At that time, there were some 300 non-venomous snakes, about 400 mice and other animals and reptiles, according to the report.,
The arrangement of the cages blocked full access to the window, obstructing egress, it stated.
The fire department and North Metro Chemical Assessment Team did an air quality inspection and found the levels of ammonia gas were elevated and higher than is normally found in a residential home, the report stated.
As a result, the property was listed as a “2800” property by the city which meant that firefighters and police would not enter the premises if there was a call, according to one of the findings of fact presented to the Board of Adjustment and Appeals by Johnson.

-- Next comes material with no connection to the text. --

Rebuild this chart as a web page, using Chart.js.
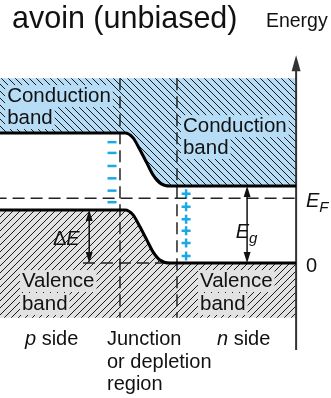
<!DOCTYPE html>
<html>
<head>
<meta charset="utf-8">
<script src="https://cdn.jsdelivr.net/npm/chart.js@4.4.1/dist/chart.umd.min.js"></script>
<style>
  html, body { margin: 0; padding: 0; background: #fff; }
  #wrap { width: 331px; height: 398px; }
</style>
</head>
<body>
<div id="wrap"><canvas id="bandChart" width="331" height="398"></canvas></div>
<script>
// position: junction width = 1 ; energy: n-side valence edge = 0, gap = 1
const xEdges = [-2.2, 0.09, 0.23, 0.35, 0.47, 0.58, 0.70, 0.88, 3.09];
const conductionEdge = [1.69, 1.69, 1.625, 1.47, 1.30, 1.145, 1.04, 1.0, 1.0];
const valenceEdge = [0.69, 0.69, 0.625, 0.47, 0.30, 0.145, 0.04, 0.0, 0.0];
const bandLimits = [2.4, -0.71];
const fermiLevel = 0.84;
const junctionBounds = [0, 1];
const axisX = 3.09;
const axisRange = [-1.13, 2.70];

const minusX = -0.14;
const minusY = [1.57, 1.43, 1.26, 1.10, 0.94, 0.79];
const plusX = 1.16;
const plusY = [0.90, 0.73, 0.57, 0.42, 0.26, 0.09];

const deltaEX = -0.54;
const gapX = 2.23;
const refLineX = [-0.65, 0.88];

const FONT = "'Liberation Sans', Arial, Helvetica, sans-serif";
const BLUE = "rgb(182, 221, 245)";
const GREY = "rgb(226, 226, 226)";
const CHARGE = "rgb(28, 168, 230)";
const DASH = [12, 6];

function hatch(bg, dir) {
  const s = 7;
  const c = document.createElement("canvas");
  c.width = s;
  c.height = s;
  const g = c.getContext("2d");
  g.fillStyle = bg;
  g.fillRect(0, 0, s, s);
  g.strokeStyle = "#1a1a1a";
  g.lineWidth = 1;
  for (let k = -1; k <= 1; k++) {
    g.beginPath();
    if (dir === "\\") {
      g.moveTo(k * s, 0);
      g.lineTo(k * s + s, s);
    } else {
      g.moveTo(k * s, s);
      g.lineTo(k * s + s, 0);
    }
    g.stroke();
  }
  return g.createPattern(c, "repeat");
}

const pts = (xs, ys) => xs.map((x, i) => ({ x, y: ys[i] }));
const flat = (y) => [{ x: xEdges[0], y }, { x: xEdges[xEdges.length - 1], y }];
const vert = (x, y0, y1) => [{ x, y: y0 }, { x, y: y1 }];

// labels: [text, x, y, background]
const bandLabels = [
  ["Conduction", -1.98, 2.09, BLUE],
  ["band", -1.98, 1.805, BLUE],
  ["Conduction", 1.105, 1.70, BLUE],
  ["band", 1.105, 1.416, BLUE],
  ["Valence", -1.72, -0.312, GREY],
  ["band", -1.72, -0.61, GREY],
  ["Valence", 1.404, -0.312, GREY],
  ["band", 1.404, -0.61, GREY],
];

function arrowHead(ctx, x, y, dir, w, h) {
  ctx.beginPath();
  ctx.moveTo(x, y);
  ctx.lineTo(x - w / 2, y - dir * h);
  ctx.lineTo(x + w / 2, y - dir * h);
  ctx.closePath();
  ctx.fill();
}

function richText(ctx, parts, x, y) {
  // parts: [text, style, size, dy]
  let cx = x;
  parts.forEach(([t, style, size, dy]) => {
    ctx.font = `${style} ${size}px ${FONT}`;
    ctx.fillText(t, cx, y + (dy || 0));
    cx += ctx.measureText(t).width;
  });
}

const annotations = {
  id: "annotations",
  afterDatasetsDraw(chart) {
    const { ctx } = chart;
    const X = (v) => chart.scales.x.getPixelForValue(v);
    const Y = (v) => chart.scales.y.getPixelForValue(v);
    ctx.save();
    ctx.textBaseline = "alphabetic";
    ctx.textAlign = "left";

    ctx.font = `20.5px ${FONT}`;
    bandLabels.forEach(([t, x, y, bg]) => {
      const w = ctx.measureText(t).width;
      ctx.fillStyle = bg;
      ctx.fillRect(X(x) - 2, Y(y) - 17, w + 4, 22);
      ctx.fillStyle = "#111";
      ctx.fillText(t, X(x), Y(y));
    });

    // arrows
    ctx.fillStyle = "#111";
    ctx.strokeStyle = "#111";
    ctx.lineWidth = 1.5;
    [[deltaEX, valenceEdge[0], 0], [gapX, conductionEdge[conductionEdge.length - 1], 0]].forEach(([x, top, bot]) => {
      ctx.beginPath();
      ctx.moveTo(X(x), Y(top) + 8);
      ctx.lineTo(X(x), Y(bot) - 8);
      ctx.stroke();
      arrowHead(ctx, X(x), Y(top), -1, 7, 11);
      arrowHead(ctx, X(x), Y(bot), 1, 7, 11);
    });
    ctx.fillStyle = "#333";
    arrowHead(ctx, X(axisX), Y(axisRange[1]), -1, 9, 16);

    ctx.fillStyle = "#111";
    richText(ctx, [["avoin (unbiased)", "", 30.5]], X(-1.895), Y(3.052));
    richText(ctx, [["Energy", "", 19.5]], X(2.56), Y(3.065));
    richText(ctx, [["\u0394", "", 20], ["E", "italic", 20]], X(-1.175), Y(0.234));
    richText(ctx, [["E", "italic", 20], ["g", "italic", 15, 5]], X(2.03), Y(0.325));
    richText(ctx, [["E", "italic", 20], ["F", "italic", 15, 5]], X(3.263), Y(0.727));
    richText(ctx, [["0", "", 20]], X(3.263), Y(-0.117));
    richText(ctx, [["p", "italic", 20], [" side", "", 20]], X(-1.667), Y(-1.065));
    richText(ctx, [["n", "italic", 20], [" side", "", 20]], X(1.702), Y(-1.065));
    richText(ctx, [["Junction", "", 20]], X(-0.228), Y(-1.065));
    richText(ctx, [["or depletion", "", 20]], X(-0.228), Y(-1.364));
    richText(ctx, [["region", "", 20]], X(-0.228), Y(-1.649));
    ctx.restore();
  },
};

const lineDs = (data, extra) => Object.assign({
  data,
  borderColor: "#222",
  borderWidth: 1.5,
  pointRadius: 0,
  fill: false,
}, extra);

new Chart(document.getElementById("bandChart"), {
  type: "line",
  data: {
    datasets: [
      lineDs(pts(xEdges, conductionEdge), { borderColor: "#000", borderWidth: 3, cubicInterpolationMode: "monotone", fill: 1, backgroundColor: hatch(BLUE, "\\") }),
      lineDs(flat(bandLimits[0]), { borderWidth: 0, borderColor: "rgba(0,0,0,0)" }),
      lineDs(pts(xEdges, valenceEdge), { borderColor: "#000", borderWidth: 3, cubicInterpolationMode: "monotone", fill: 3, backgroundColor: hatch(GREY, "/") }),
      lineDs(flat(bandLimits[1]), { borderWidth: 0, borderColor: "rgba(0,0,0,0)" }),
      lineDs(flat(fermiLevel), { borderDash: DASH }),
      lineDs(vert(junctionBounds[0], bandLimits[0], bandLimits[1]), { borderDash: DASH }),
      lineDs(vert(junctionBounds[1], bandLimits[0], bandLimits[1]), { borderDash: DASH }),
      lineDs([{ x: refLineX[0], y: 0 }, { x: refLineX[1], y: 0 }], { borderDash: DASH }),
      lineDs(vert(axisX, axisRange[0], axisRange[1] - 0.15), { borderColor: "#333", borderWidth: 2 }),
      lineDs(minusY.map((y) => ({ x: minusX, y })), { showLine: false, pointStyle: "line", pointRadius: 4.5, pointBorderWidth: 2.5, pointBorderColor: CHARGE }),
      lineDs(plusY.map((y) => ({ x: plusX, y })), { showLine: false, pointStyle: "cross", pointRadius: 4.5, pointBorderWidth: 2.5, pointBorderColor: CHARGE }),
    ],
  },
  options: {
    responsive: false,
    animation: false,
    layout: { padding: 0, autoPadding: false },
    scales: {
      x: { type: "linear", min: -2.105, max: 3.702, display: false },
      y: { type: "linear", min: -1.753, max: 3.416, display: false },
    },
    plugins: {
      legend: { display: false },
      tooltip: { enabled: false },
      filler: { drawTime: "beforeDatasetsDraw" },
    },
  },
  plugins: [annotations],
});
</script>
</body>
</html>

The inspection prompted staff to issue an order for Nellis to remove his snakes based on a staff determination that there were air quality issues, inadequate mechanical systems, fire code safety issues and the use of extension cords instead of permanent wiring.
Early last year, the council on a 4-3 vote tabled a decision to give staff a chance to resolve the issues with Nellis.
Following the council action, City Attorney Dave Brodie and Community Development Director Marc Nevinski met with Nellis at his home in March 2012.
But they were unable to find common ground, Nellis declining to remove the prohibited snakes and stating that he had reduced the number of snakes and live rats as well as the amount of ammonia.
That prompted the issue of the administrative citations by the city, Nellis’ appeal, the hearing examiner’s rejection of the appeal and Nellis’ appearance before the Board of Appeals and Adjustment in December.